Having dispensed with all this belt and braces stuff Vivienne’s book is a delight. She knows the hills and she loves the hills. She knows where to go and what to see. This isn’t one of those guides that just tells you to take fifty paces and turn right and ends up making a walk into a route march done with military precision.
At Aira Force, for instance, we may be told that we may ignore “another steep stairway off to the right,” before “we reach and cross a stone bridge at the base of the falls” but we are also told that we can be “delighting in the spray as the beck plummets noisily through the gorge”.
And in addition to being alive to her surroundings – it is surprising how bored and pedestrian
most guides can be – Vivienne is alive to the walking itself. She is still “puffing and panting” after one climb and then “plods up another steep stony staircase”.
She’s also alive to her surroundings. Again at Aira Force, she knows that the woods contain a Douglas fir which is the tallest tree in Cumbria and a Monkey Puzzle tree and she knows that they were planted by the Howard family from Greystoke.
And Vivienne is also alive to the fantasy, the adventure of walking. The gap in the national Trust stone construction at the far end of the car park is like “the gateway in The Secret Garden”.
You really feel that you are with a lively, imaginative, knowledgeable walking companion.
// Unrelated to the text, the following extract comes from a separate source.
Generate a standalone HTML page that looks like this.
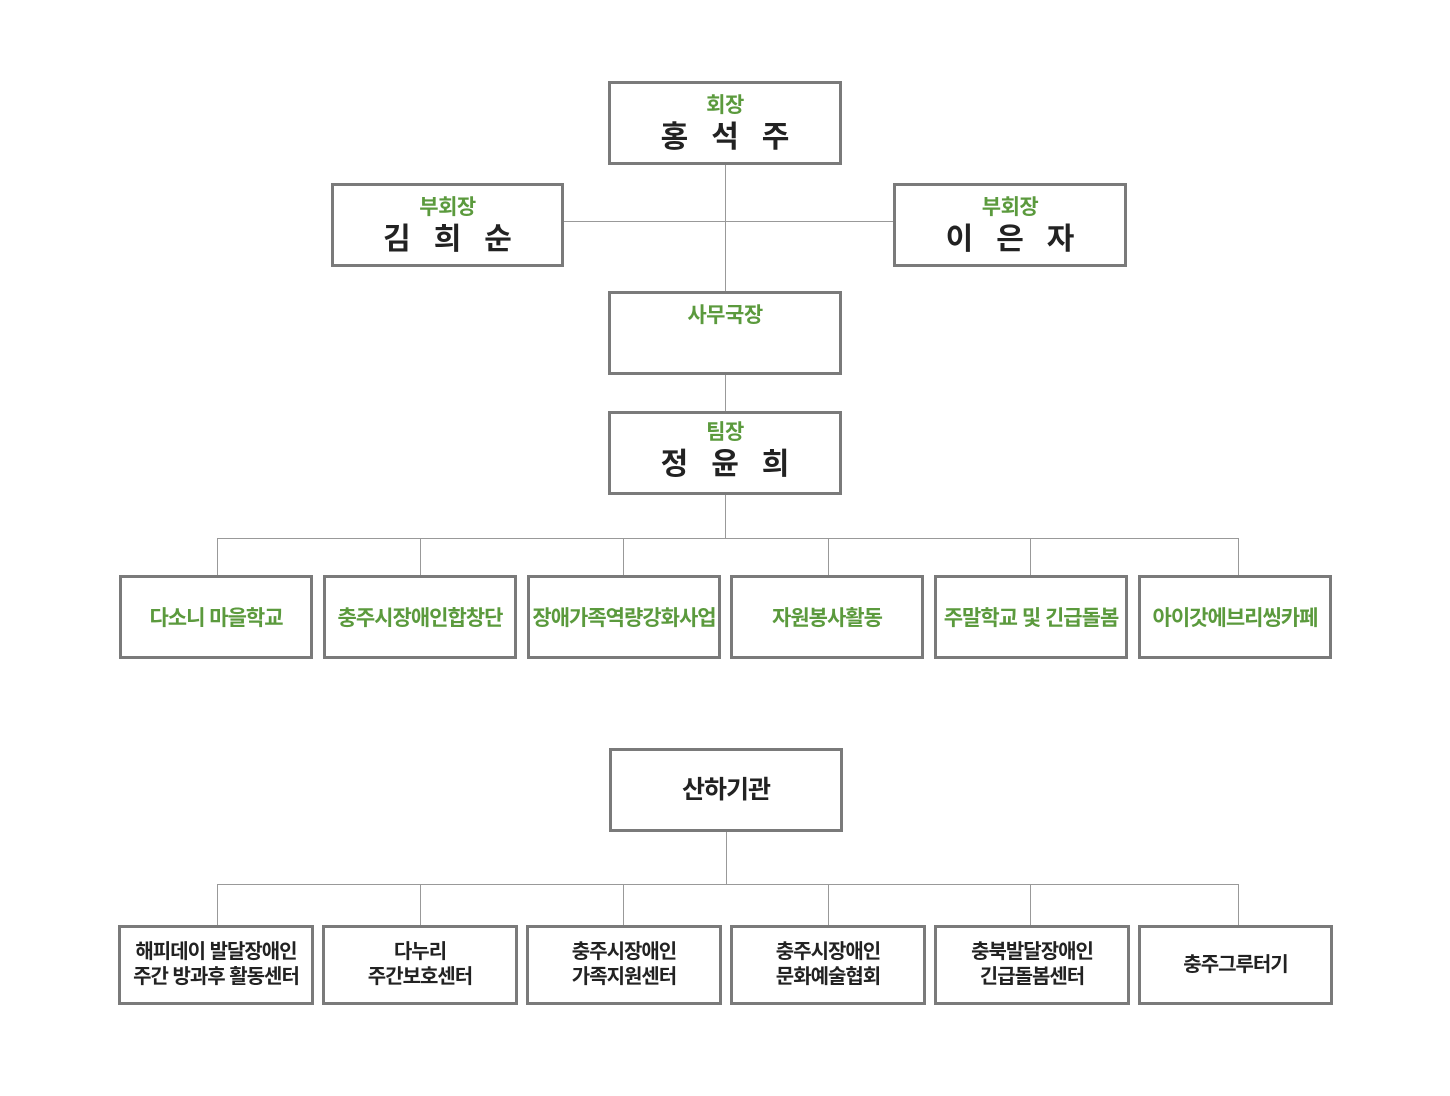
<!DOCTYPE html>
<html><head><meta charset="utf-8"><style>
body{margin:0;width:1450px;height:1096px;background:#fff;position:relative;font-family:"Liberation Sans","Noto Sans CJK KR",sans-serif;overflow:hidden}
.b{position:absolute;box-sizing:border-box;border:3px solid #7a7a7a;background:#fff;text-align:center}
.t{color:#5b9a3d;font-weight:bold;font-size:21px;line-height:24px;margin-top:10px;letter-spacing:-0.5px}
.n{color:#222;font-weight:bold;font-size:30px;line-height:36px;margin-top:2px;letter-spacing:23px;margin-left:23px}
.c{display:flex;align-items:center;justify-content:center;color:#5b9a3d;font-weight:bold;font-size:21px;letter-spacing:-1px}
.d{display:flex;align-items:center;justify-content:center;color:#222;font-weight:bold;font-size:20px;line-height:25px;letter-spacing:-1px}
.h{position:absolute;height:1px;background:#999}
.v{position:absolute;width:1px;background:#999}
</style></head><body>
<div class="v" style="left:725px;top:164px;height:127px"></div>
<div class="h" style="left:563px;top:221px;width:330px"></div>
<div class="v" style="left:725px;top:374px;height:37px"></div>
<div class="v" style="left:725px;top:494px;height:44px"></div>
<div class="h" style="left:217px;top:538px;width:1022px"></div>
<div class="v" style="left:217px;top:538px;height:37px"></div>
<div class="v" style="left:420px;top:538px;height:37px"></div>
<div class="v" style="left:623px;top:538px;height:37px"></div>
<div class="v" style="left:828px;top:538px;height:37px"></div>
<div class="v" style="left:1030px;top:538px;height:37px"></div>
<div class="v" style="left:1238px;top:538px;height:37px"></div>
<div class="v" style="left:726px;top:831px;height:53px"></div>
<div class="h" style="left:217px;top:884px;width:1022px"></div>
<div class="v" style="left:217px;top:884px;height:41px"></div>
<div class="v" style="left:420px;top:884px;height:41px"></div>
<div class="v" style="left:623px;top:884px;height:41px"></div>
<div class="v" style="left:828px;top:884px;height:41px"></div>
<div class="v" style="left:1030px;top:884px;height:41px"></div>
<div class="v" style="left:1238px;top:884px;height:41px"></div>

<div class="b" style="left:608px;top:81px;width:234px;height:84px"><div class="t">회장</div><div class="n">홍석주</div></div>
<div class="b" style="left:331px;top:183px;width:233px;height:84px"><div class="t">부회장</div><div class="n">김희순</div></div>
<div class="b" style="left:893px;top:183px;width:234px;height:84px"><div class="t">부회장</div><div class="n">이은자</div></div>
<div class="b" style="left:608px;top:291px;width:234px;height:84px"><div class="t" style="margin-top:10px">사무국장</div></div>
<div class="b" style="left:608px;top:411px;width:234px;height:84px"><div class="t" style="margin-top:7px">팀장</div><div class="n">정윤희</div></div>

<div class="b c" style="left:119px;top:575px;width:194px;height:84px">다소니 마을학교</div>
<div class="b c" style="left:323px;top:575px;width:194px;height:84px">충주시장애인합창단</div>
<div class="b c" style="left:527px;top:575px;width:194px;height:84px">장애가족역량강화사업</div>
<div class="b c" style="left:730px;top:575px;width:194px;height:84px">자원봉사활동</div>
<div class="b c" style="left:934px;top:575px;width:194px;height:84px">주말학교 및 긴급돌봄</div>
<div class="b c" style="left:1138px;top:575px;width:194px;height:84px">아이갓에브리씽카페</div>

<div class="b d" style="left:609px;top:748px;width:234px;height:84px;font-size:25px">산하기관</div>

<div class="b d" style="left:118px;top:925px;width:196px;height:80px">해피데이 발달장애인<br>주간 방과후 활동센터</div>
<div class="b d" style="left:322px;top:925px;width:196px;height:80px">다누리<br>주간보호센터</div>
<div class="b d" style="left:526px;top:925px;width:196px;height:80px">충주시장애인<br>가족지원센터</div>
<div class="b d" style="left:730px;top:925px;width:196px;height:80px">충주시장애인<br>문화예술협회</div>
<div class="b d" style="left:934px;top:925px;width:196px;height:80px">충북발달장애인<br>긴급돌봄센터</div>
<div class="b d" style="left:1138px;top:925px;width:195px;height:80px">충주그루터기</div>
</body></html>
And she does know her Lake District. I’ve never been up Pikeawassa. To be honest, I’d never heard of it, but it sounds a splendid half-day walk starting at St Peter’s Church in Martindale. Here we’re given precise directions as this unfrequented route – Vivienne promises us the walk to ourselves - is tricky to find – you even have to start counting man-hole covers.
But on our way back, below us we will see the red-roofed bungalow where the Yellow Earl entertained the Kaiser in 1902. To keep his guest happy, the wily Earl rounded up hundreds of rabbits and released them all at once so that even the Kaiser could manage to bag some.
Walk! Is one of the better walking guides. The lively text is well supported with lots of small photographs and there is a copy of the OS map – on a rather small scale - as well as a useful diagrammatic summary – distance, time, steepness, and refreshment – Vivienne knows where to get the best ice-cream. There’s even an indication of vertigo risk although the only vertiginous walk in this book seems to be the one along the Deepdale Round.
It all comes in a neat, tough spiral bound form that will fit snugly in the pocket of your anorak or great coat.
See you at the top of Pikeawassa – with or without your GPS.' - Steve Matthews, Bookcase.